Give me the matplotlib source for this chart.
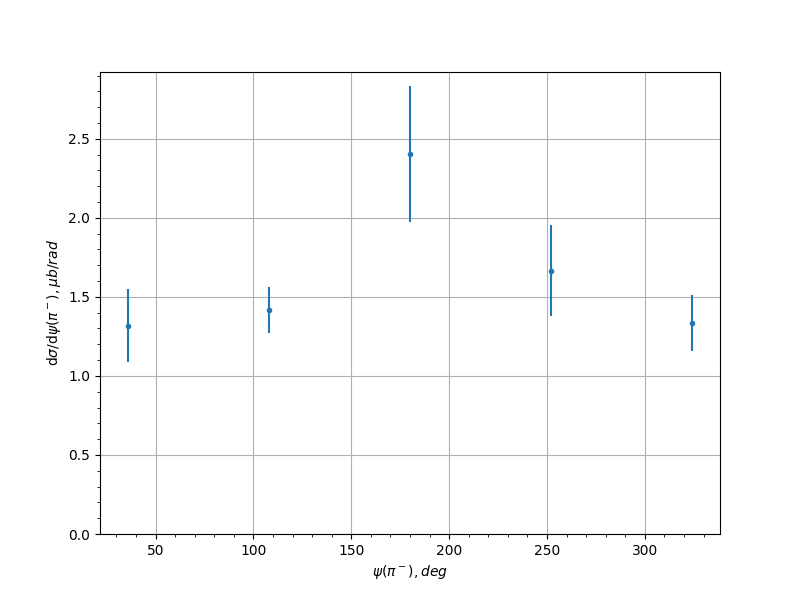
import matplotlib
matplotlib.use("Agg")
import matplotlib.pyplot as plt

psi = [36, 108, 180, 252, 324]
dsigma = [1.316, 1.418, 2.405, 1.665, 1.335]
err = [0.231, 0.145, 0.430, 0.288, 0.180]

fig = plt.figure(figsize=(8, 6), dpi=100)
plt.errorbar(psi, dsigma, yerr=err, fmt='.')
plt.ylim(bottom=0)
plt.minorticks_on()
plt.grid(which='major')
plt.xlabel(r'$\psi(\pi^-), deg$')
plt.ylabel(r'd$\sigma$/d$\psi(\pi^-), \mu b/rad$')
plt.savefig("out.png")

◇ ◇ ◇ ◇ ◇ ◇ ◇

> **Exercise task**: Exclude the images and reproduce the remaining data exactly.

> **Solution for this problem**:
Give me the matplotlib source for this chart.
import matplotlib
matplotlib.use("Agg")
import matplotlib.pyplot as plt

psi = [36, 108, 180, 252, 324]
dsigma = [1.316, 1.418, 2.405, 1.665, 1.335]
err = [0.231, 0.145, 0.430, 0.288, 0.180]

fig = plt.figure(figsize=(8, 6), dpi=100)
plt.errorbar(psi, dsigma, yerr=err, fmt='.')
plt.ylim(bottom=0)
plt.minorticks_on()
plt.grid(which='major')
plt.xlabel(r'$\psi(\pi^-), deg$')
plt.ylabel(r'd$\sigma$/d$\psi(\pi^-), \mu b/rad$')
plt.savefig("out.png")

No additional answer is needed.